Job:
Repeat, exactly and completely, the material that follows. Omit the pictures.

The data:

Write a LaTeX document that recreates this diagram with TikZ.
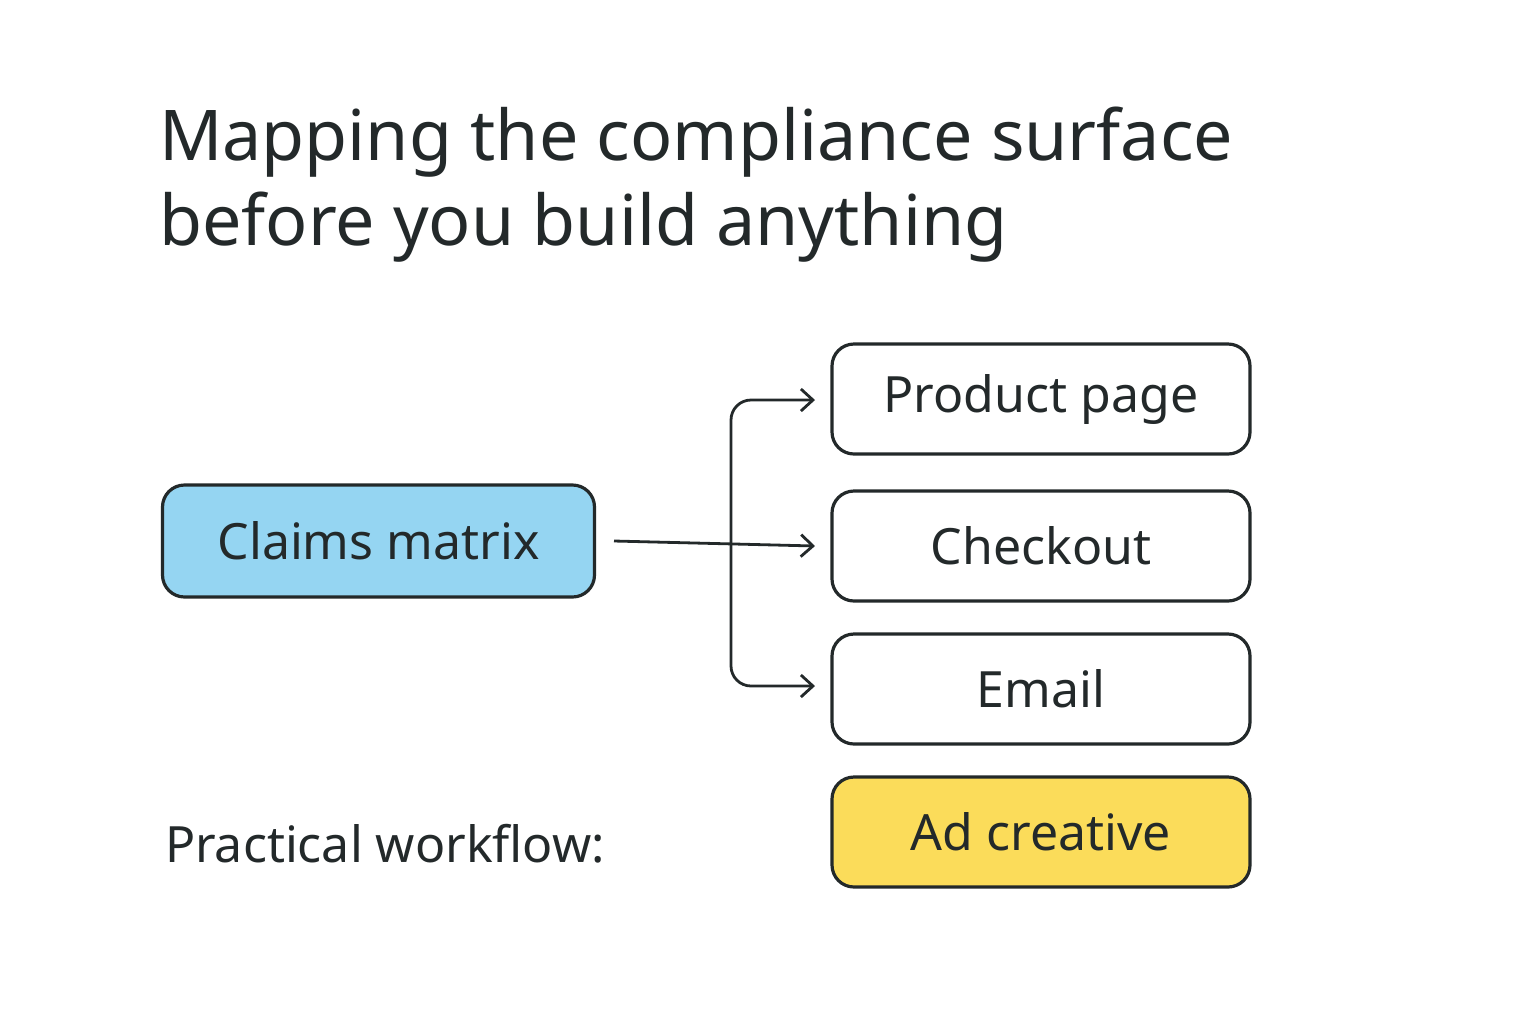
\documentclass[tikz,border=0pt]{standalone}
\usepackage{fontspec}
\setmainfont{Noto Sans}
\usetikzlibrary{arrows.meta}
\definecolor{ink}{HTML}{23292A}
\definecolor{blue}{HTML}{95D5F2}
\definecolor{yel}{HTML}{FBDC5A}
\begin{document}
\begin{tikzpicture}[x=0.5pt,y=-0.5pt,
  box/.style={draw=ink,line width=1.6pt,rounded corners=11pt,inner sep=0pt,text=ink,font=\fontsize{25}{30}\selectfont},
  rbox/.style={box,minimum width=209pt,minimum height=55pt,fill=white},
  arr/.style={draw=ink,line width=1.4pt,-{Straight Barb[length=6pt,width=11pt,line width=1.4pt]},rounded corners=10pt}]
\useasboundingbox (0,0) rectangle (1536,1024);
\node[anchor=base west,text=ink,font=\fontsize{35}{42}\selectfont\bfseries] (t1) at (152,160) {Mapping the compliance surface};
\node[anchor=base west,text=ink,font=\fontsize{35}{42}\selectfont\bfseries] (t2) at (152,245) {before you build anything};
\node[box,fill=blue,minimum width=216pt,minimum height=56pt] (cm) at (378.5,541) {Claims matrix};
\node[rbox] (pp) at (1041,399) {Product page};
\node[rbox] (co) at (1041,546) {Checkout};
\node[rbox] (em) at (1041,689) {Email};
\node[rbox,fill=yel] (ad) at (1041,832) {Ad creative};
\node[anchor=base west,text=ink,font=\fontsize{25}{30}\selectfont] (pw) at (158,862) {Practical workflow:};
\coordinate (s) at (614,541);
\coordinate (b) at (731,541);
\draw[arr] (s) -- (co.west -| 815,541) coordinate (e2);
\draw[arr] (b) |- (815,400) coordinate (e1);
\draw[arr] (b) |- (815,686) coordinate (e3);
\end{tikzpicture}
\end{document}
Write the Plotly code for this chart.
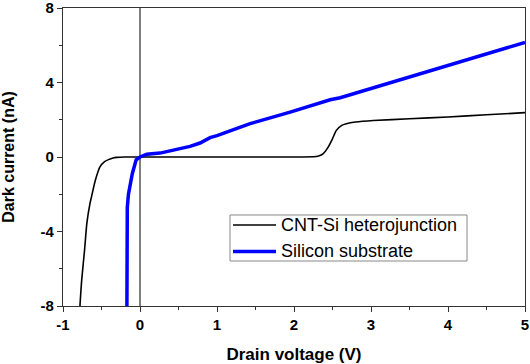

Task result:
Write a LaTeX document that recreates this diagram with TikZ.
\documentclass[tikz,border=0pt]{standalone}
\usepackage{fontspec}
\setmainfont{Noto Sans}
\usetikzlibrary{arrows.meta}
\definecolor{ink}{HTML}{23292A}
\definecolor{blue}{HTML}{95D5F2}
\definecolor{yel}{HTML}{FBDC5A}
\begin{document}
\begin{tikzpicture}[x=0.5pt,y=-0.5pt,
  box/.style={draw=ink,line width=1.6pt,rounded corners=11pt,inner sep=0pt,text=ink,font=\fontsize{25}{30}\selectfont},
  rbox/.style={box,minimum width=209pt,minimum height=55pt,fill=white},
  arr/.style={draw=ink,line width=1.4pt,-{Straight Barb[length=6pt,width=11pt,line width=1.4pt]},rounded corners=10pt}]
\useasboundingbox (0,0) rectangle (1536,1024);
\node[anchor=base west,text=ink,font=\fontsize{35}{42}\selectfont\bfseries] (t1) at (152,160) {Mapping the compliance surface};
\node[anchor=base west,text=ink,font=\fontsize{35}{42}\selectfont\bfseries] (t2) at (152,245) {before you build anything};
\node[box,fill=blue,minimum width=216pt,minimum height=56pt] (cm) at (378.5,541) {Claims matrix};
\node[rbox] (pp) at (1041,399) {Product page};
\node[rbox] (co) at (1041,546) {Checkout};
\node[rbox] (em) at (1041,689) {Email};
\node[rbox,fill=yel] (ad) at (1041,832) {Ad creative};
\node[anchor=base west,text=ink,font=\fontsize{25}{30}\selectfont] (pw) at (158,862) {Practical workflow:};
\coordinate (s) at (614,541);
\coordinate (b) at (731,541);
\draw[arr] (s) -- (co.west -| 815,541) coordinate (e2);
\draw[arr] (b) |- (815,400) coordinate (e1);
\draw[arr] (b) |- (815,686) coordinate (e3);
\end{tikzpicture}
\end{document}
Write the Plotly code for this chart.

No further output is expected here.